Book review: “Running the Books” by Avi Steinberg

I’ve been reading Running the Books, by Avi Steinberg. Subtitled “The Adventures of an Accidental Prison Librarian,” the book is both an exploration of prison culture and a tale of Avi’s attempt to find a place in the world that will do until his ambition to be a writer can unfold. As a not-very-ambitious man who realizes this might take some time, he is intrigued by “the promise of job security and health insurance,” as he puts it.

So far, I’m liking the book. (I’m about halfway through.) I like his openness to the inmates he writes about–he brings their humanity through to us, and since I don’t know any pimps, playas, cons, or gangstas (that I know of) I appreciate the ride-along into his world of the prison library and its denizens.

He’s got a nice touch for musing; I particularly like the passage in which he compares gangs to the Hasidim  of his youth. The pacing of the book is good. He’s a good writer.

But… it strikes me that Avi’s using the prisoners. It’s like he took the prison librarian job just to gather material for a book. Which made me think about the genre of “stunt books,” writing about self-experiment a la Julie Powell’s Julie and Julia, Barbara Ehrenreich’s Nickel and Dimed or the others described in the article I just linked to…

So the question is, is writing a stunt book a bad thing? Maybe there’s a more uplifting, more honorable version of the stunt, what I’ll call the “critical life experience” book. In this genre, a protagonist who isn’t terribly deep, wise, accomplished–a person like me, in other words–goes through an experience that makes him/her a little more deep, wise, accomplished, and then writes about it, bringing a bit of that personal growth to readers by proxy.

I don’t have much interest in writing a stunt book, but I do have an abiding interest in learning from life experiences. Life is way too short (and money too tight) to fit in a all the critical life experiences I want, so I love a good book that brings one my way.

So far, I think that’s what Avi Steinberg’s Running the Books is doing for me. I’ll let you know what I think when I finish it.

Author Avi Steinberg

p.s. I really like the book cover design–a portrait made of due-date stamps. Nice!

Avi's book jacket

About first person productions

My blog "True Stories Well Told" is a place for people who read and write about real life. I’ve been leading life writing groups since 2004. I teach, coach memoir writers 1:1, and help people publish and share their life stories.
This entry was posted in Book review. Bookmark the permalink.
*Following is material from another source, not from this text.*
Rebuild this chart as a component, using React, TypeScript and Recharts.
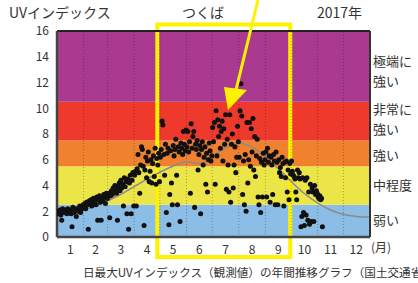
import React from 'react';
import {
  ComposedChart,
  Scatter,
  Line,
  XAxis,
  YAxis,
  ZAxis,
  ReferenceArea,
  ReferenceLine,
} from 'recharts';

// day-of-year where each month starts (2017, not a leap year)
const monthStarts = [0, 31, 59, 90, 120, 151, 181, 212, 243, 273, 304, 334, 365];
const monthTicks = [15.5, 45, 74.5, 105, 135.5, 166, 196.5, 227.5, 258, 288.5, 319, 349];
const monthLabels = ['1', '2', '3', '4', '5', '6', '7', '8', '9', '10', '11', '12'];
const yTicks = [0, 2, 4, 6, 8, 10, 12, 14, 16];

const jan = [1.8, 2.0, 1.9, 2.1, 1.7, 1.3, 2.2, 2.0, 1.9, 2.1, 2.0, 1.8, 2.2, 1.9, 2.1, 2.0, 1.8, 0.8, 2.3, 1.9, 2.1, 2.2, 1.6, 2.0, 2.2, 2.1, 2.4, 1.9, 2.3, 2.2, 2.5];
const feb = [2.4, 2.6, 2.2, 2.7, 2.5, 0.6, 2.8, 2.6, 2.9, 2.4, 2.7, 3.0, 2.6, 2.8, 2.5, 3.1, 1.3, 2.9, 3.2, 2.7, 1.3, 3.0, 2.8, 3.3, 3.1, 2.6, 3.4, 3.0];
const mar = [3.1, 3.4, 1.5, 3.2, 3.6, 3.3, 3.8, 3.5, 4.0, 3.7, 3.4, 1.3, 3.9, 4.2, 3.6, 4.4, 3.8, 4.1, 2.4, 4.6, 3.9, 4.3, 1.8, 4.5, 0.6, 4.2, 4.8, 1.8, 4.4, 5.0, 2.4];
const apr = [4.8, 5.1, 2.4, 5.3, 6.4, 5.0, 3.4, 5.6, 7.0, 6.8, 5.5, 0.9, 5.2, 6.2, 4.6, 5.9, 6.6, 4.3, 5.1, 6.0, 4.2, 5.7, 6.3, 4.7, 6.9, 4.1, 6.1, 5.6, 6.5, 4.3];
const may = [6.2, 6.8, 9.0, 8.7, 6.4, 4.8, 7.2, 1.9, 6.5, 6.9, 0.95, 3.3, 6.7, 4.2, 2.5, 7.1, 6.3, 6.8, 7.6, 4.8, 2.5, 7.0, 6.6, 1.2, 7.3, 6.9, 6.4, 8.2, 7.2, 6.7, 8.3];
const jun = [7.0, 8.2, 6.6, 7.4, 3.4, 8.8, 6.9, 7.8, 8.2, 2.3, 7.2, 6.8, 7.5, 5.2, 6.4, 7.1, 1.8, 6.8, 7.4, 5.6, 6.2, 7.0, 4.1, 6.5, 3.5, 6.0, 7.3, 6.7, 5.9, 6.3];
const jul = [8.5, 7.4, 8.9, 4.1, 9.8, 6.3, 9.1, 7.8, 8.6, 6.9, 8.2, 9.0, 5.9, 8.4, 7.2, 9.5, 3.7, 7.6, 5.6, 3.5, 9.5, 2.7, 7.2, 8.0, 3.8, 5.6, 7.0, 5.0, 6.2, 8.6, 7.4];
const aug = [6.2, 9.8, 11.9, 9.4, 3.3, 5.9, 2.5, 6.4, 2.0, 8.9, 4.2, 6.0, 8.9, 5.5, 8.4, 6.6, 9.2, 5.2, 7.8, 4.7, 6.3, 7.6, 3.1, 2.5, 6.1, 1.9, 5.8, 3.1, 6.5, 5.6, 6.0];
const sep = [6.6, 3.1, 6.9, 5.8, 6.3, 2.7, 6.2, 5.6, 3.3, 6.4, 5.9, 2.5, 6.6, 5.8, 2.5, 6.0, 5.0, 5.4, 4.7, 6.2, 5.7, 2.4, 5.8, 4.6, 5.9, 3.5, 5.2, 2.9, 5.7, 4.9];
const oct = [5.9, 5.1, 4.8, 4.7, 4.5, 3.5, 2.9, 5.2, 4.6, 5.0, 4.5, 0.8, 1.6, 4.6, 1.9, 0.9, 4.4, 1.7, 4.6, 1.3, 3.5, 1.0, 4.1, 1.2, 3.8, 3.5, 1.2, 4.0, 3.3, 3.6, 3.4];
const nov = [3.1, 3.0, 3.2, 2.9, 3.0, 0.8];

// climatological average (gray line)
const normalDays = [0, 15, 45, 74, 105, 135, 152, 166, 196, 213, 227, 258, 288, 319, 349, 365];
const normalValues = [1.85, 1.95, 2.4, 3.3, 4.5, 5.5, 5.85, 5.7, 6.9, 7.3, 7.0, 5.3, 3.4, 2.1, 1.6, 1.55];

// UV category bands
const bandLow = [0, 2.5, 5.5, 7.5, 10.5];
const bandHigh = [2.5, 5.5, 7.5, 10.5, 16];
const bandColors = ['#8bbde6', '#ece548', '#f0812e', '#ee3a2c', '#a93a90'];

const months = [jan, feb, mar, apr, may, jun, jul, aug, sep, oct, nov];
const points: { d: number; v: number }[] = [];
months.forEach((vals, m) => vals.forEach((v, i) => points.push({ d: monthStarts[m] + i + 0.5, v })));
const normal = normalDays.map((d, i) => ({ d, v: normalValues[i] }));

const font = '"Noto Sans CJK JP", "Noto Sans", sans-serif';

export default function App() {
  return (
    <div style={{ position: 'relative', width: 418, height: 283, overflow: 'hidden', fontFamily: font, background: '#fff' }}>
      <style>{'body{margin:0}'}</style>
      <ComposedChart width={418} height={283} margin={{ top: 31, right: 0, bottom: 0, left: 0 }}>
        {bandLow.map((lo, i) => (
          <ReferenceArea key={i} yAxisId="l" y1={lo} y2={bandHigh[i]} fill={bandColors[i]} fillOpacity={1} stroke="none" />
        ))}
        {monthStarts.slice(1, 12).map((d) => (
          <ReferenceLine key={d} yAxisId="l" x={d} stroke="#000" strokeOpacity={0.3} strokeDasharray="1 2" />
        ))}
        <XAxis
          dataKey="d"
          type="number"
          domain={[0, 365]}
          ticks={monthTicks}
          tickFormatter={(v: number) => monthLabels[monthTicks.indexOf(v)]}
          tick={{ fill: '#333', fontSize: 12, fontFamily: font }}
          tickLine={false}
          axisLine={{ stroke: '#444', strokeWidth: 2.5 }}
          height={46}
          allowDataOverflow
        />
        <YAxis
          yAxisId="l"
          type="number"
          domain={[0, 16]}
          ticks={yTicks}
          width={57}
          tick={{ fill: '#333', fontSize: 12, fontFamily: font }}
          tickLine={false}
          axisLine={{ stroke: '#444', strokeWidth: 2.5 }}
          allowDataOverflow
        />
        <YAxis
          yAxisId="r"
          orientation="right"
          type="number"
          domain={[0, 16]}
          ticks={yTicks}
          width={48}
          tick={false}
          tickLine={false}
          axisLine={{ stroke: '#333', strokeWidth: 2 }}
        />
        <ZAxis range={[20, 20]} />
        <ReferenceLine yAxisId="l" y={16} stroke="#222" strokeWidth={2} />
        <Line
          yAxisId="l"
          data={normal}
          dataKey="v"
          type="monotone"
          stroke="#8a8a8a"
          strokeWidth={1.5}
          dot={false}
          isAnimationActive={false}
        />
        <Scatter yAxisId="l" data={points} dataKey="v" fill="#111" isAnimationActive={false} />
        <ReferenceArea
          yAxisId="l"
          x1={117}
          x2={272}
          y1={-1.55}
          y2={16.5}
          fill="none"
          stroke="#fff200"
          strokeWidth={4}
          ifOverflow="visible"
        />
      </ComposedChart>
      <svg width={418} height={283} style={{ position: 'absolute', left: 0, top: 0, pointerEvents: 'none' }}>
        <g fill="#333" fontFamily={font}>
          <text x={9} y={18} fontSize={14}>UVインデックス</text>
          <text x={182} y={18} fontSize={14}>つくば</text>
          <text x={317} y={18} fontSize={14}>2017年</text>
          <text x={373} y={66} fontSize={13}>極端に</text>
          <text x={373} y={86} fontSize={13}>強い</text>
          <text x={373} y={114} fontSize={13}>非常に</text>
          <text x={373} y={134} fontSize={13}>強い</text>
          <text x={373} y={160} fontSize={13}>強い</text>
          <text x={373} y={190} fontSize={13}>中程度</text>
          <text x={373} y={225} fontSize={13}>弱い</text>
          <text x={371} y={252} fontSize={12}>(月)</text>
          <text x={83} y={277} fontSize={11.6}>日最大UVインデックス（観測値）の年間推移グラフ（国土交通省）</text>
        </g>
        <line x1={258} y1={0} x2={236} y2={90} stroke="#fff200" strokeWidth={3} />
        <polygon points="224,87 247,90 228,110" fill="#fff200" />
      </svg>
    </div>
  );
}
2 Responses to Book review: “Running the Books” by Avi Steinberg

  1. April Hoffman says:

    When e books take over, I’ll miss book jackets, the way I now miss LP albums. Once I bought a book only for the cover artwork. I took it home, ripped off the cover, and put it where I could admire it, and tossed the contents.
    Also, how sad that many talented illustrators and artists will lose work.
    A few years ago an art museum exhibit featured the original paintings for book covers by a major book cover artist. In the future these exhibits may be common. Then we’ll remember what a bargain it was to buy two art forms, one literary and one visual, for the price of one.

    Like

  2. Finished the book this morning. Near the end, the author wrote…
    [snip]
    Everyone who enters a library is in search of something….

    In the silence of those hours of shelving books I remembered I had also arrived at the library in that way. In search of something, not certain what.

    After nearly two years, I was still trying to figure out the purpose of my job and of the library at large. For this, I needed only take Elia’s example. He wasn’t merely counting down the days with each book. His elegant librarianship, his hands deliberating over each title, the gentle way he arranged the shelves, his silence, made me appreciate how order is created: Not through grand schemes–to which I was often drawn–but by small graceful actions, repeated often and refined with time.
    [end snip]

    I’ll take that thought with me as I move away from Avi and the prison library–where I definitely enjoyed my stay. I’ll try to appreciate the small graceful actions I can repeat and refine, in order to create order in my life.